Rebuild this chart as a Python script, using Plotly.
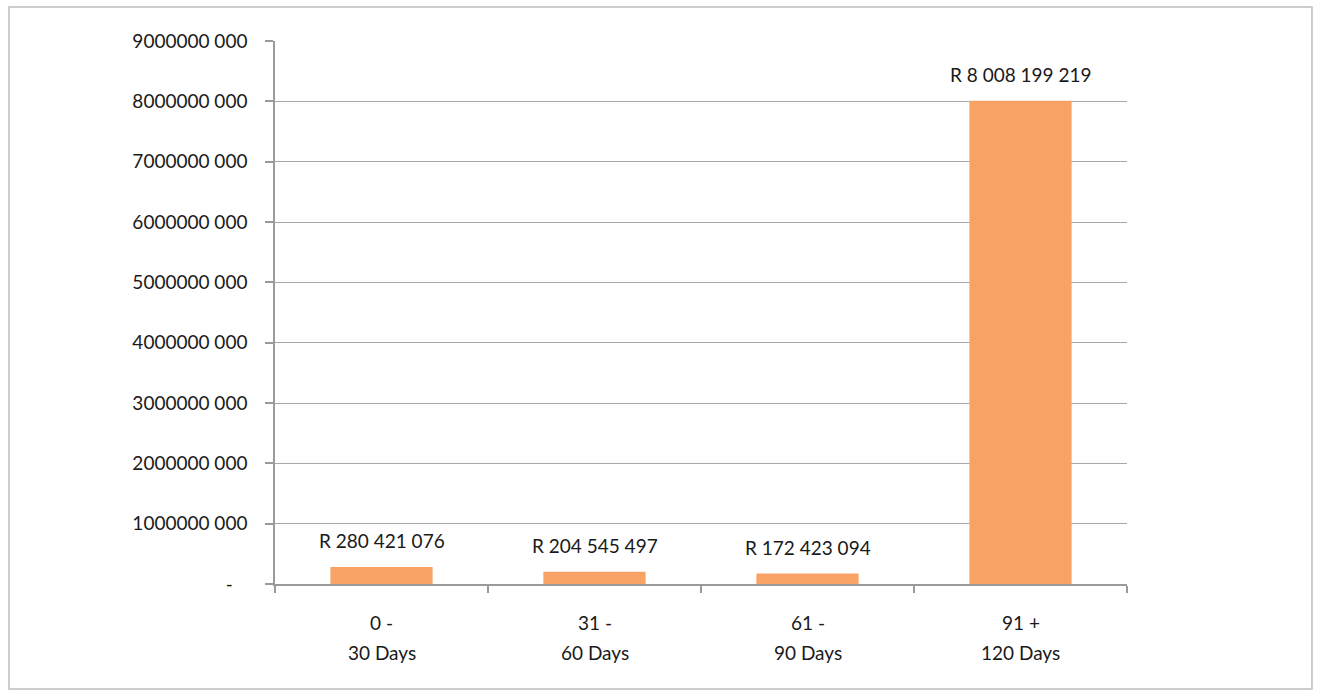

---

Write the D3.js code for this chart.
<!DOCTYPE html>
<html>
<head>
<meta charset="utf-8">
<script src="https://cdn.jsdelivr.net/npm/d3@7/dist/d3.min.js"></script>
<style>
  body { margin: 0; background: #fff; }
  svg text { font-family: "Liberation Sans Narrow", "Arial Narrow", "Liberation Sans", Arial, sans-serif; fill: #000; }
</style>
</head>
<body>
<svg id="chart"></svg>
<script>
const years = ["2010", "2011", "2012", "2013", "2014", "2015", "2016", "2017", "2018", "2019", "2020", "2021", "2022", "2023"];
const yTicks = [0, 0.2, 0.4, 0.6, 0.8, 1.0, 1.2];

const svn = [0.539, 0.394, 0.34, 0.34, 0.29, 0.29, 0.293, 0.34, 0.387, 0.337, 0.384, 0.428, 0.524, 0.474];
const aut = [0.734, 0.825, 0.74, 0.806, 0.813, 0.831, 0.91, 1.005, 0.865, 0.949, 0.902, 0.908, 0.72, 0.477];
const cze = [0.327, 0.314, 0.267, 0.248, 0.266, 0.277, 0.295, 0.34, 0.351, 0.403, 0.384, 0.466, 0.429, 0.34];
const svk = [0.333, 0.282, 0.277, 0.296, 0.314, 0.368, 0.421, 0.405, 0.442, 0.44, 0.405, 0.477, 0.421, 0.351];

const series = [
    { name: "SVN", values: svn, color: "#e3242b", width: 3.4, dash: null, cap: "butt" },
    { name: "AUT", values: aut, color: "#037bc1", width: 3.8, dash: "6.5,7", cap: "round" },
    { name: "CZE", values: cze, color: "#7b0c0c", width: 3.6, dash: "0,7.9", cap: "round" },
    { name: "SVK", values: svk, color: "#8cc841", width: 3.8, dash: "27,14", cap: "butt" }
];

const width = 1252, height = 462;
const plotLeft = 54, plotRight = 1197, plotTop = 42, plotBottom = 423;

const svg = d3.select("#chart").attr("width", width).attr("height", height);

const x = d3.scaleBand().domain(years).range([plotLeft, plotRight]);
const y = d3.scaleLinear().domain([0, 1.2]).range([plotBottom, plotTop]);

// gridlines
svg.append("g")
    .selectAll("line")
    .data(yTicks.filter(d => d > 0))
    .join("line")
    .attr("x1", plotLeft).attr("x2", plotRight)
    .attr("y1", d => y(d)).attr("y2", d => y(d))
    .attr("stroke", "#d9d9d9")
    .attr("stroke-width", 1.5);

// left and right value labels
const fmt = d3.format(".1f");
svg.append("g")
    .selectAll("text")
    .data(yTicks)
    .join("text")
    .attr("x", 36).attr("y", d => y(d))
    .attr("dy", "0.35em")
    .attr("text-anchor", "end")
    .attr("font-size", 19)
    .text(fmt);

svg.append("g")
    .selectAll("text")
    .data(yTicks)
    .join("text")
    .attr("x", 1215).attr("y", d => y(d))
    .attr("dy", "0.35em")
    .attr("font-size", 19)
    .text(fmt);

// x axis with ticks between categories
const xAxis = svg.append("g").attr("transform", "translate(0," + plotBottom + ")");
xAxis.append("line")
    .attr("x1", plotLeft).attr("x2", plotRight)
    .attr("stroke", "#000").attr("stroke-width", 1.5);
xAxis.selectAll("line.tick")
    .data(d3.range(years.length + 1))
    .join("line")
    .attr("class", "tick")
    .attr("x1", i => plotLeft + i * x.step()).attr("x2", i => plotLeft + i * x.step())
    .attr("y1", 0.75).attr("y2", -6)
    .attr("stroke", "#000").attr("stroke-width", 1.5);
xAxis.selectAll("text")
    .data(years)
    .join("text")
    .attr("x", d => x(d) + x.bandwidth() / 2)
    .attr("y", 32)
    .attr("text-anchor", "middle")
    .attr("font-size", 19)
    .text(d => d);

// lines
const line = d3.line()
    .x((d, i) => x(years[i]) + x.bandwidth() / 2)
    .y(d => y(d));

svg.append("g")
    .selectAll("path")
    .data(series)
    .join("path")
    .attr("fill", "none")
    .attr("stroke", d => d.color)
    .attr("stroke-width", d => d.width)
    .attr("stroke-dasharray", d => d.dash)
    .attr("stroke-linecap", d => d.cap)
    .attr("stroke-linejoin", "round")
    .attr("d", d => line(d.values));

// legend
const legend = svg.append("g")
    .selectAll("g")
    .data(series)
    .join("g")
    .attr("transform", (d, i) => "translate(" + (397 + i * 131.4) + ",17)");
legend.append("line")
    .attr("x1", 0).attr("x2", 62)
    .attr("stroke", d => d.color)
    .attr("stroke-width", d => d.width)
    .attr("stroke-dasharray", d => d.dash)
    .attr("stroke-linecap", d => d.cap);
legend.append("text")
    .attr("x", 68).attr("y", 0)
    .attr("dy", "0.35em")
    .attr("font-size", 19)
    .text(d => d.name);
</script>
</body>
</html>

→ **WHAT TO DO**: State the count of lines that contain the string "this". Nothing else is needed.

→ **COMPLETE OUTPUT**: 2